Given that Norman has trapped her in a no-win situation, I sympathize with Sherry's decision to wait until the results of her experiments are in. Of course, the risk remains that if the results do not confirm what the professor fabricated, she will be in deeper trouble. She will have knowingly let his fabrication go, and she will have to take more disruptive action to correct his wrong.
Once Sherry completes her research and finds that her results conform to Norman's fabrication, some of the pressure is relieved. At least her published results will not be false. Still, the process has been bad and it was just a matter of luck that she isn't going to publish false results. Sherry ought to do something. As the case goes, she discovers that Norman has done the same sort of thing with other students. However, that seems irrelevant since the one incident is enough to justify action.
What should Sherry do? It might be a good idea for Sherry to wait until she has defended and moved to her post-doc. Then she should contact an appropriate person back at the institution where she worked with Norman. He will still be in a position to damage her career, but she can attempt to have her concerns addressed while remaining anonymous.
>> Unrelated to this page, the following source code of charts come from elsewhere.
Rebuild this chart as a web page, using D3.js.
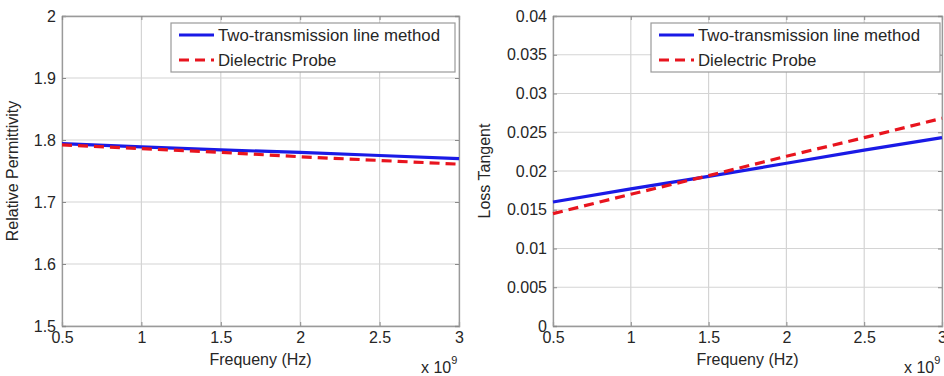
<!DOCTYPE html>
<html><head><meta charset="utf-8">
<script src="https://cdn.jsdelivr.net/npm/d3@7"></script>
<style>
html,body{margin:0;padding:0;background:#fff;}
svg{display:block;}
text{font-family:"Liberation Sans",Arial,sans-serif;fill:#262626;}
</style></head>
<body>
<svg id="chart" width="944" height="376"></svg>
<script>
// Data (frequency in units of 1e9 Hz)
const freq = [0.5, 1, 1.5, 2, 2.5, 3];
const permTwoLine = [1.794, 1.789, 1.784, 1.780, 1.775, 1.770];
const permProbe   = [1.792, 1.786, 1.780, 1.773, 1.767, 1.761];
const lossTwoLine = [0.0160, 0.0177, 0.0193, 0.0210, 0.0227, 0.0243];
const lossProbe   = [0.0145, 0.0170, 0.0194, 0.0219, 0.0243, 0.0268];
const xTicks = [0.5, 1, 1.5, 2, 2.5, 3];
const permTicks = [1.5, 1.6, 1.7, 1.8, 1.9, 2];
const lossTicks = [0, 0.005, 0.01, 0.015, 0.02, 0.025, 0.03, 0.035, 0.04];
const seriesNames = ["Two-transmission line method", "Dielectric Probe"];
const xLabel = "Frequeny (Hz)";

const svg = d3.select("#chart");
const FS = 16;

function panel(o) {
  const g = svg.append("g");
  const x = d3.scaleLinear().domain([0.5, 3]).range([o.x0, o.x1]);
  const y = d3.scaleLinear().domain(o.yDomain).range([o.y1, o.y0]);

  // grid
  g.append("g").selectAll("line.gx").data(xTicks).join("line")
    .attr("x1", d => x(d)).attr("x2", d => x(d)).attr("y1", o.y0).attr("y2", o.y1)
    .attr("stroke", "#d4d4d4").attr("stroke-width", 1.2);
  g.append("g").selectAll("line.gy").data(o.yTicks).join("line")
    .attr("x1", o.x0).attr("x2", o.x1).attr("y1", d => y(d)).attr("y2", d => y(d))
    .attr("stroke", "#d4d4d4").attr("stroke-width", 1.2);

  // axes with inward ticks
  const ax = d3.axisBottom(x).tickValues(xTicks).tickSize(-4).tickPadding(8).tickFormat(d3.format("~g"));
  const ay = d3.axisLeft(y).tickValues(o.yTicks).tickSize(-4).tickPadding(6).tickFormat(d3.format("~g"));
  const gx = g.append("g").attr("transform", `translate(0,${o.y1})`).call(ax);
  const gy = g.append("g").attr("transform", `translate(${o.x0},0)`).call(ay);
  const gxt = g.append("g").attr("transform", `translate(0,${o.y0})`).call(d3.axisTop(x).tickValues(xTicks).tickSize(-4).tickFormat(""));
  const gyr = g.append("g").attr("transform", `translate(${o.x1},0)`).call(d3.axisRight(y).tickValues(o.yTicks).tickSize(-4).tickFormat(""));
  [gx, gy, gxt, gyr].forEach(a => {
    a.select(".domain").attr("stroke", "#9a9a9a").attr("stroke-width", 1.3);
    a.selectAll(".tick line").attr("stroke", "#8a8a8a");
    a.selectAll("text").attr("font-size", FS).attr("fill", "#262626")
      .attr("font-family", "'Liberation Sans',Arial,sans-serif");
  });
  gx.selectAll("text").attr("dy", "0.55em");

  // lines
  const line = d3.line().x((d, i) => x(freq[i])).y(d => y(d));
  g.append("path").datum(o.s1).attr("d", line).attr("fill", "none")
    .attr("stroke", "#1a1ae6").attr("stroke-width", 3.2);
  g.append("path").datum(o.s2).attr("d", line).attr("fill", "none")
    .attr("stroke", "#e8141e").attr("stroke-width", 3.2).attr("stroke-dasharray", "10,6");

  // labels
  g.append("text").attr("x", (o.x0 + o.x1) / 2).attr("y", 365).attr("text-anchor", "middle")
    .attr("font-size", FS).text(xLabel);
  g.append("text").attr("transform", `translate(${o.ylx},${(o.y0 + o.y1) / 2}) rotate(-90)`)
    .attr("text-anchor", "middle").attr("font-size", FS).text(o.yLabel);
  const ex = g.append("text").attr("x", o.x1 - 38).attr("y", 373).attr("font-size", FS);
  ex.append("tspan").text("x 10");
  ex.append("tspan").attr("dy", -9).attr("font-size", 11).text("9");

  // legend
  const lg = g.append("g");
  lg.append("rect").attr("x", o.lx).attr("y", 23).attr("width", o.lw).attr("height", 49)
    .attr("fill", "#fff").attr("stroke", "#9a9a9a").attr("stroke-width", 1.2);
  const rows = [{c: "#1a1ae6", dash: null}, {c: "#e8141e", dash: "10,6"}];
  rows.forEach((r, i) => {
    const yy = 35 + i * 25;
    lg.append("line").attr("x1", o.lx + 8).attr("x2", o.lx + 43).attr("y1", yy).attr("y2", yy)
      .attr("stroke", r.c).attr("stroke-width", 3.2).attr("stroke-dasharray", r.dash);
    lg.append("text").attr("x", o.lx + 47).attr("y", yy).attr("dy", "0.35em")
      .attr("font-size", 16.8).text(seriesNames[i]);
  });
}

panel({x0: 62, x1: 459, y0: 16, y1: 326, yDomain: [1.5, 2], yTicks: permTicks,
  s1: permTwoLine, s2: permProbe, yLabel: "Relative Permittivity", ylx: 18, lx: 171, lw: 284});
panel({x0: 553, x1: 942, y0: 16, y1: 326, yDomain: [0, 0.04], yTicks: lossTicks,
  s1: lossTwoLine, s2: lossProbe, yLabel: "Loss Tangent", ylx: 490, lx: 651, lw: 289});
</script>
</body></html>
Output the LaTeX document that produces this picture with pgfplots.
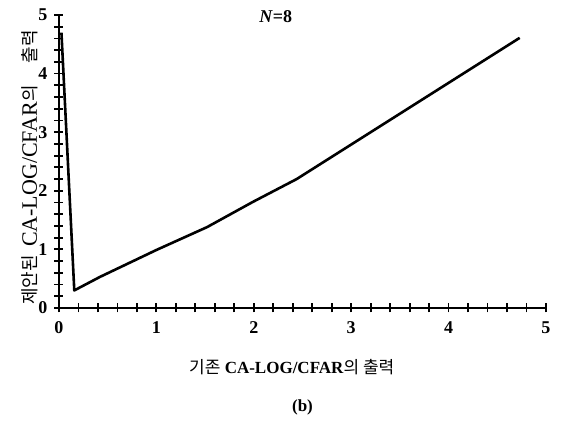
\documentclass[border=0pt]{standalone}
\usepackage{fontspec}
\setmainfont{Liberation Serif}
\newfontfamily\kr{Noto Sans CJK KR}
\usepackage{pgfplots}
\pgfplotsset{compat=1.18}
\begin{document}
\begin{tikzpicture}
\begin{axis}[
    width=243.5pt, height=146.5pt,
    scale only axis,
    axis lines*=left,
    axis line style={line width=1pt},
    xmin=0, xmax=5, ymin=0, ymax=5,
    xtick={0,1,2,3,4,5}, ytick={0,1,2,3,4,5},
    minor tick num=4,
    tick align=center,
    major tick length=4.5pt, minor tick length=4.5pt,
    tick style={black, line width=0.9pt},
    tick label style={font=\fontsize{9}{10}\selectfont\bfseries},
    /pgf/number format/assume math mode=true,
    xticklabel style={yshift=-1pt},
    xlabel={{\kr 기존} \textbf{CA-LOG/CFAR}{\kr 의 출력}},
    ylabel={{\kr\fontsize{9}{10}\selectfont 제안된}\hspace{4pt}CA-LOG/CFAR{\kr\fontsize{9}{10}\selectfont 의}\hspace{11pt}{\kr\fontsize{9}{10}\selectfont 출력}},
    xlabel style={font=\fontsize{8.5}{10}\selectfont, at={(axis description cs:0.478,0)}, anchor=north, yshift=-22pt},
    ylabel style={font=\fontsize{11}{12}\selectfont, at={(axis description cs:0,0.48)}, anchor=center, yshift=14.5pt},
    clip=false,
]
\addplot[black, line width=1.3pt, line join=round]
    coordinates {(0.025,4.7)(0.157,0.30)(0.42,0.53)(1.0,0.99)(1.52,1.38)(1.99,1.81)(2.44,2.20)(4.73,4.61)};
\node[font=\fontsize{9}{10}\selectfont\bfseries] at (rel axis cs:0.445,0.995) {\textit{N}=8};
\node[font=\fontsize{8.5}{10}\selectfont\bfseries] at (rel axis cs:0.5,-0.34) {(b)};
\coordinate (O) at (rel axis cs:0,0);
\coordinate (T) at (rel axis cs:1,1);
\end{axis}
\pgfresetboundingbox
\path ([shift={(-29.5pt,-57pt)}]O) rectangle ([shift={(11.5pt,7.5pt)}]T);
\end{tikzpicture}
\end{document}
I should add here that one option that Sherry had throughout the case was to go to someone with authority, report her concerns, get advice, and try to remain anonymous. I was reluctant to propose this solution because it is often difficult to remain anonymous, and often there is no clearly appropriate person to report to. Nevertheless, it is generally a good idea to keep someone informed as to your actions, even if you ask them not to act.